#### CHALLENGE:
In your copy, include every line of the listing below exactly but none of the pictures.

■ ■ ■ ■ ■ ■ ■

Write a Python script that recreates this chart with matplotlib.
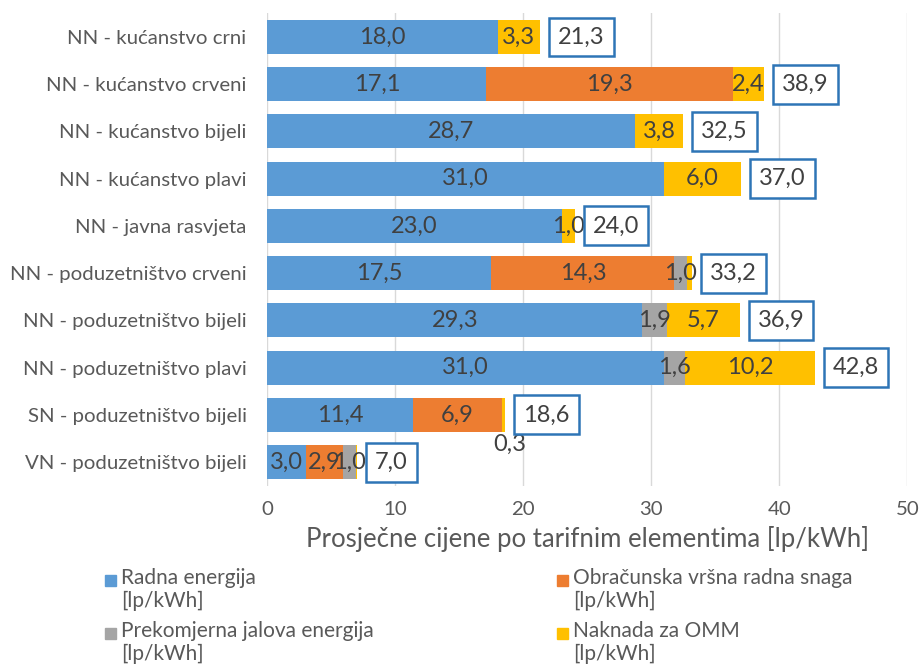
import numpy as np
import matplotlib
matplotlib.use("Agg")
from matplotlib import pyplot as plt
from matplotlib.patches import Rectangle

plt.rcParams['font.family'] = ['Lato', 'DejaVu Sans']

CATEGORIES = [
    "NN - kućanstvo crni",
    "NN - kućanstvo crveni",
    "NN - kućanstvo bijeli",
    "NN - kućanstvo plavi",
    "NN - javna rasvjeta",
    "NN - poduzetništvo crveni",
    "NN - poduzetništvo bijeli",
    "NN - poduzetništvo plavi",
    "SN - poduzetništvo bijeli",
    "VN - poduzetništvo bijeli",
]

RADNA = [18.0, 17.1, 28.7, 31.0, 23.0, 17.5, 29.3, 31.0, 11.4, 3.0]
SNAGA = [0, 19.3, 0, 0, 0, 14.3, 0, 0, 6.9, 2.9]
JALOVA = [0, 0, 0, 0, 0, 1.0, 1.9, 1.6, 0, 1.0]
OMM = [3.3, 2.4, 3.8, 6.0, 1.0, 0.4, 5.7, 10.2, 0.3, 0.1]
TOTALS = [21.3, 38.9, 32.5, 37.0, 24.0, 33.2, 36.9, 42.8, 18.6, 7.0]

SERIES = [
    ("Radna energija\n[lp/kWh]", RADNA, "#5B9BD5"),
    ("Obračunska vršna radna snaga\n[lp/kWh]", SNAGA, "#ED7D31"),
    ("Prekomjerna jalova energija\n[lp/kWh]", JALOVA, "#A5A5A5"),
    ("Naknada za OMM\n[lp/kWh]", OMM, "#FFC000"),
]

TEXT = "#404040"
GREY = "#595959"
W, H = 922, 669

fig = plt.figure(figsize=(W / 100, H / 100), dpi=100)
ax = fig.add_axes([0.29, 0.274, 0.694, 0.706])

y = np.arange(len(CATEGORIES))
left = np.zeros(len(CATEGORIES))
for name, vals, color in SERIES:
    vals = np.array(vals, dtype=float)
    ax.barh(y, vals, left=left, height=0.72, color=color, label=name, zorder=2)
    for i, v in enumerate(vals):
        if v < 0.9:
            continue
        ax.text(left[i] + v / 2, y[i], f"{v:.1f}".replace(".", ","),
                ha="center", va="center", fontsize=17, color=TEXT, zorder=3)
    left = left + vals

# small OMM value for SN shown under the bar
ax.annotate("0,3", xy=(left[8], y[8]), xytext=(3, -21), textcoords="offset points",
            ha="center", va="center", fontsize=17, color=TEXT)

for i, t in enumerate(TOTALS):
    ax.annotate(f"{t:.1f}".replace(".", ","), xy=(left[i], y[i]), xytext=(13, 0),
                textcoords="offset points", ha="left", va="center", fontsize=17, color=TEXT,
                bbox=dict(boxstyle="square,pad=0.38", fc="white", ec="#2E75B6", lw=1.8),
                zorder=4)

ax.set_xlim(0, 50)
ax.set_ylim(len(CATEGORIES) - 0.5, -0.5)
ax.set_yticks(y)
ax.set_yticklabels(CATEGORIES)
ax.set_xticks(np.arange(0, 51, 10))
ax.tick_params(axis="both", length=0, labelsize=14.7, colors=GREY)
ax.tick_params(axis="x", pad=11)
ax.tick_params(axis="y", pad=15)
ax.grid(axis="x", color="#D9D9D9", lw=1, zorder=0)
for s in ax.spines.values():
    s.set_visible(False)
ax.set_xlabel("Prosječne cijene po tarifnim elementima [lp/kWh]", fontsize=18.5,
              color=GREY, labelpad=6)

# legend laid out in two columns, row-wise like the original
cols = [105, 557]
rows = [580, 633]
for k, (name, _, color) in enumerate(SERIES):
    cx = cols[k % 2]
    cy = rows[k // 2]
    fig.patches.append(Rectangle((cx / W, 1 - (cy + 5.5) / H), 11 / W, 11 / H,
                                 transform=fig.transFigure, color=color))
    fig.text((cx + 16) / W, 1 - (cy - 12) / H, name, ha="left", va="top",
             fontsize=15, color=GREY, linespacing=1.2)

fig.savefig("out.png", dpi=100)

■ ■ ■ ■ ■ ■ ■

#### OUTPUT OF THE EXERCISE:
Write a Python script that recreates this chart with matplotlib.
import numpy as np
import matplotlib
matplotlib.use("Agg")
from matplotlib import pyplot as plt
from matplotlib.patches import Rectangle

plt.rcParams['font.family'] = ['Lato', 'DejaVu Sans']

CATEGORIES = [
    "NN - kućanstvo crni",
    "NN - kućanstvo crveni",
    "NN - kućanstvo bijeli",
    "NN - kućanstvo plavi",
    "NN - javna rasvjeta",
    "NN - poduzetništvo crveni",
    "NN - poduzetništvo bijeli",
    "NN - poduzetništvo plavi",
    "SN - poduzetništvo bijeli",
    "VN - poduzetništvo bijeli",
]

RADNA = [18.0, 17.1, 28.7, 31.0, 23.0, 17.5, 29.3, 31.0, 11.4, 3.0]
SNAGA = [0, 19.3, 0, 0, 0, 14.3, 0, 0, 6.9, 2.9]
JALOVA = [0, 0, 0, 0, 0, 1.0, 1.9, 1.6, 0, 1.0]
OMM = [3.3, 2.4, 3.8, 6.0, 1.0, 0.4, 5.7, 10.2, 0.3, 0.1]
TOTALS = [21.3, 38.9, 32.5, 37.0, 24.0, 33.2, 36.9, 42.8, 18.6, 7.0]

SERIES = [
    ("Radna energija\n[lp/kWh]", RADNA, "#5B9BD5"),
    ("Obračunska vršna radna snaga\n[lp/kWh]", SNAGA, "#ED7D31"),
    ("Prekomjerna jalova energija\n[lp/kWh]", JALOVA, "#A5A5A5"),
    ("Naknada za OMM\n[lp/kWh]", OMM, "#FFC000"),
]

TEXT = "#404040"
GREY = "#595959"
W, H = 922, 669

fig = plt.figure(figsize=(W / 100, H / 100), dpi=100)
ax = fig.add_axes([0.29, 0.274, 0.694, 0.706])

y = np.arange(len(CATEGORIES))
left = np.zeros(len(CATEGORIES))
for name, vals, color in SERIES:
    vals = np.array(vals, dtype=float)
    ax.barh(y, vals, left=left, height=0.72, color=color, label=name, zorder=2)
    for i, v in enumerate(vals):
        if v < 0.9:
            continue
        ax.text(left[i] + v / 2, y[i], f"{v:.1f}".replace(".", ","),
                ha="center", va="center", fontsize=17, color=TEXT, zorder=3)
    left = left + vals

# small OMM value for SN shown under the bar
ax.annotate("0,3", xy=(left[8], y[8]), xytext=(3, -21), textcoords="offset points",
            ha="center", va="center", fontsize=17, color=TEXT)

for i, t in enumerate(TOTALS):
    ax.annotate(f"{t:.1f}".replace(".", ","), xy=(left[i], y[i]), xytext=(13, 0),
                textcoords="offset points", ha="left", va="center", fontsize=17, color=TEXT,
                bbox=dict(boxstyle="square,pad=0.38", fc="white", ec="#2E75B6", lw=1.8),
                zorder=4)

ax.set_xlim(0, 50)
ax.set_ylim(len(CATEGORIES) - 0.5, -0.5)
ax.set_yticks(y)
ax.set_yticklabels(CATEGORIES)
ax.set_xticks(np.arange(0, 51, 10))
ax.tick_params(axis="both", length=0, labelsize=14.7, colors=GREY)
ax.tick_params(axis="x", pad=11)
ax.tick_params(axis="y", pad=15)
ax.grid(axis="x", color="#D9D9D9", lw=1, zorder=0)
for s in ax.spines.values():
    s.set_visible(False)
ax.set_xlabel("Prosječne cijene po tarifnim elementima [lp/kWh]", fontsize=18.5,
              color=GREY, labelpad=6)

# legend laid out in two columns, row-wise like the original
cols = [105, 557]
rows = [580, 633]
for k, (name, _, color) in enumerate(SERIES):
    cx = cols[k % 2]
    cy = rows[k // 2]
    fig.patches.append(Rectangle((cx / W, 1 - (cy + 5.5) / H), 11 / W, 11 / H,
                                 transform=fig.transFigure, color=color))
    fig.text((cx + 16) / W, 1 - (cy - 12) / H, name, ha="left", va="top",
             fontsize=15, color=GREY, linespacing=1.2)

fig.savefig("out.png", dpi=100)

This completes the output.